START

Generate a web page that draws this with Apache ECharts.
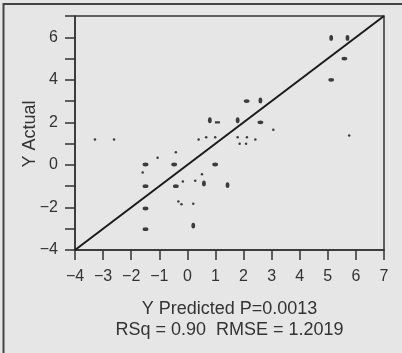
<!DOCTYPE html>
<html>
<head>
<meta charset="utf-8">
<script src="https://cdn.jsdelivr.net/npm/echarts@6/dist/echarts.min.js"></script>
<style>
html,body{margin:0;padding:0;background:#e6e6e6;}
#chart{width:402px;height:353px;}
</style>
</head>
<body>
<div id="chart"></div>
<script>
// Axis ranges / ticks
var axisMin = -4;
var axisMax = 7;
var tickStep = 1;

// Fit line endpoints (Actual = Predicted)
var fitLine = [[-4, -4], [7, 7]];

// Points drawn as horizontal ellipses [predicted, actual]
var wideMarks = [
  [5.59, 5.0], [5.12, 4.0], [2.11, 3.0], [2.60, 2.0], [0.99, 0.02],
  [-0.41, -1.0], [-0.47, 0.02], [-1.49, 0.02], [-1.49, -1.0],
  [-1.49, -2.05], [-1.49, -3.02]
];
// Thin dash mark
var dashMarks = [[1.07, 2.0]];
// Points drawn as vertical ellipses
var tallMarks = [
  [5.12, 5.97], [5.70, 5.97], [2.60, 3.03], [1.79, 2.1], [0.80, 2.1],
  [0.59, -0.87], [0.21, -2.85], [1.43, -0.95]
];
// Small dots
var dotMarks = [
  [5.76, 1.38], [3.06, 1.65], [1.79, 1.3], [2.12, 1.3], [1.86, 1.0],
  [2.09, 1.0], [2.42, 1.2], [0.67, 1.3], [0.99, 1.3], [0.40, 1.2],
  [0.52, -0.44], [0.28, -0.75], [-0.16, -0.78], [-0.41, 0.6],
  [-1.06, 0.34], [-1.59, -0.36], [-0.32, -1.72], [-0.21, -1.85],
  [0.21, -1.82], [-3.29, 1.2], [-2.61, 1.2]
];

var xTitle = 'Y Predicted P=0.0013\nRSq = 0.90  RMSE = 1.2019';
var yTitle = 'Y Actual';

function fmtNum(v) {
  return v < 0 ? '\u2212' + Math.abs(v) : String(v);
}

var chart = echarts.init(document.getElementById('chart'), null, {renderer: 'canvas'});
var font = 'Liberation Sans, Arial, Helvetica, sans-serif';
var ink = '#111';
var axisInk = '#333';

chart.setOption({
  backgroundColor: '#e6e6e6',
  animation: false,
  graphic: [{
    type: 'rect',
    shape: {x: 3.5, y: 4, width: 420, height: 380},
    style: {fill: 'none', stroke: '#444', lineWidth: 2},
    silent: true
  }, {
    type: 'text',
    x: 30, y: 134,
    rotation: Math.PI / 2,
    style: {
      text: yTitle, fontFamily: font, fontSize: 18, fill: axisInk,
      align: 'center', verticalAlign: 'middle'
    },
    silent: true
  }],
  grid: {
    left: 75, right: 18, top: 16, bottom: 103,
    show: true, borderColor: axisInk, borderWidth: 1.5,
    backgroundColor: 'transparent'
  },
  xAxis: {
    type: 'value', min: axisMin, max: axisMax, interval: tickStep,
    name: xTitle, nameLocation: 'middle', nameGap: 48,
    nameTextStyle: {fontFamily: font, fontSize: 18, color: axisInk, lineHeight: 21.6},
    axisLine: {show: true, onZero: false, lineStyle: {color: axisInk, width: 1.5}},
    axisTick: {show: true, inside: false, length: 10, lineStyle: {color: axisInk, width: 1.5}},
    axisLabel: {fontFamily: font, fontSize: 16, color: axisInk, margin: 19, formatter: fmtNum},
    splitLine: {show: false}
  },
  yAxis: {
    type: 'value', min: axisMin, max: axisMax, interval: tickStep,
    axisLine: {show: true, onZero: false, lineStyle: {color: axisInk, width: 1.5}},
    axisTick: {show: true, inside: false, length: 10, lineStyle: {color: axisInk, width: 1.5}},
    axisLabel: {fontFamily: font, fontSize: 16, color: axisInk, margin: 17,
      formatter: function (v) { return (Math.abs(v) % 2 === 0 && v < 7) ? fmtNum(v) : ''; }},
    splitLine: {show: false}
  },
  series: [
    {
      type: 'line', data: fitLine, symbol: 'none', silent: true,
      lineStyle: {color: '#1a1a1a', width: 2}, z: 3
    },
    {
      type: 'scatter', data: wideMarks, symbol: 'circle', symbolSize: [5.8, 3.8],
      itemStyle: {color: ink}, z: 4
    },
    {
      type: 'scatter', data: dashMarks, symbol: 'rect', symbolSize: [5, 2.2],
      itemStyle: {color: ink}, z: 4
    },
    {
      type: 'scatter', data: tallMarks, symbol: 'circle', symbolSize: [3.8, 5.8],
      itemStyle: {color: ink}, z: 4
    },
    {
      type: 'scatter', data: dotMarks, symbol: 'circle', symbolSize: 2.5,
      itemStyle: {color: ink}, z: 4
    }
  ]
});
</script>
</body>
</html>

END

Stated problem >> Please write out all the data again word for word, but not the pictures.

Reply >>
Generate a web page that draws this with Apache ECharts.
<!DOCTYPE html>
<html>
<head>
<meta charset="utf-8">
<script src="https://cdn.jsdelivr.net/npm/echarts@6/dist/echarts.min.js"></script>
<style>
html,body{margin:0;padding:0;background:#e6e6e6;}
#chart{width:402px;height:353px;}
</style>
</head>
<body>
<div id="chart"></div>
<script>
// Axis ranges / ticks
var axisMin = -4;
var axisMax = 7;
var tickStep = 1;

// Fit line endpoints (Actual = Predicted)
var fitLine = [[-4, -4], [7, 7]];

// Points drawn as horizontal ellipses [predicted, actual]
var wideMarks = [
  [5.59, 5.0], [5.12, 4.0], [2.11, 3.0], [2.60, 2.0], [0.99, 0.02],
  [-0.41, -1.0], [-0.47, 0.02], [-1.49, 0.02], [-1.49, -1.0],
  [-1.49, -2.05], [-1.49, -3.02]
];
// Thin dash mark
var dashMarks = [[1.07, 2.0]];
// Points drawn as vertical ellipses
var tallMarks = [
  [5.12, 5.97], [5.70, 5.97], [2.60, 3.03], [1.79, 2.1], [0.80, 2.1],
  [0.59, -0.87], [0.21, -2.85], [1.43, -0.95]
];
// Small dots
var dotMarks = [
  [5.76, 1.38], [3.06, 1.65], [1.79, 1.3], [2.12, 1.3], [1.86, 1.0],
  [2.09, 1.0], [2.42, 1.2], [0.67, 1.3], [0.99, 1.3], [0.40, 1.2],
  [0.52, -0.44], [0.28, -0.75], [-0.16, -0.78], [-0.41, 0.6],
  [-1.06, 0.34], [-1.59, -0.36], [-0.32, -1.72], [-0.21, -1.85],
  [0.21, -1.82], [-3.29, 1.2], [-2.61, 1.2]
];

var xTitle = 'Y Predicted P=0.0013\nRSq = 0.90  RMSE = 1.2019';
var yTitle = 'Y Actual';

function fmtNum(v) {
  return v < 0 ? '\u2212' + Math.abs(v) : String(v);
}

var chart = echarts.init(document.getElementById('chart'), null, {renderer: 'canvas'});
var font = 'Liberation Sans, Arial, Helvetica, sans-serif';
var ink = '#111';
var axisInk = '#333';

chart.setOption({
  backgroundColor: '#e6e6e6',
  animation: false,
  graphic: [{
    type: 'rect',
    shape: {x: 3.5, y: 4, width: 420, height: 380},
    style: {fill: 'none', stroke: '#444', lineWidth: 2},
    silent: true
  }, {
    type: 'text',
    x: 30, y: 134,
    rotation: Math.PI / 2,
    style: {
      text: yTitle, fontFamily: font, fontSize: 18, fill: axisInk,
      align: 'center', verticalAlign: 'middle'
    },
    silent: true
  }],
  grid: {
    left: 75, right: 18, top: 16, bottom: 103,
    show: true, borderColor: axisInk, borderWidth: 1.5,
    backgroundColor: 'transparent'
  },
  xAxis: {
    type: 'value', min: axisMin, max: axisMax, interval: tickStep,
    name: xTitle, nameLocation: 'middle', nameGap: 48,
    nameTextStyle: {fontFamily: font, fontSize: 18, color: axisInk, lineHeight: 21.6},
    axisLine: {show: true, onZero: false, lineStyle: {color: axisInk, width: 1.5}},
    axisTick: {show: true, inside: false, length: 10, lineStyle: {color: axisInk, width: 1.5}},
    axisLabel: {fontFamily: font, fontSize: 16, color: axisInk, margin: 19, formatter: fmtNum},
    splitLine: {show: false}
  },
  yAxis: {
    type: 'value', min: axisMin, max: axisMax, interval: tickStep,
    axisLine: {show: true, onZero: false, lineStyle: {color: axisInk, width: 1.5}},
    axisTick: {show: true, inside: false, length: 10, lineStyle: {color: axisInk, width: 1.5}},
    axisLabel: {fontFamily: font, fontSize: 16, color: axisInk, margin: 17,
      formatter: function (v) { return (Math.abs(v) % 2 === 0 && v < 7) ? fmtNum(v) : ''; }},
    splitLine: {show: false}
  },
  series: [
    {
      type: 'line', data: fitLine, symbol: 'none', silent: true,
      lineStyle: {color: '#1a1a1a', width: 2}, z: 3
    },
    {
      type: 'scatter', data: wideMarks, symbol: 'circle', symbolSize: [5.8, 3.8],
      itemStyle: {color: ink}, z: 4
    },
    {
      type: 'scatter', data: dashMarks, symbol: 'rect', symbolSize: [5, 2.2],
      itemStyle: {color: ink}, z: 4
    },
    {
      type: 'scatter', data: tallMarks, symbol: 'circle', symbolSize: [3.8, 5.8],
      itemStyle: {color: ink}, z: 4
    },
    {
      type: 'scatter', data: dotMarks, symbol: 'circle', symbolSize: 2.5,
      itemStyle: {color: ink}, z: 4
    }
  ]
});
</script>
</body>
</html>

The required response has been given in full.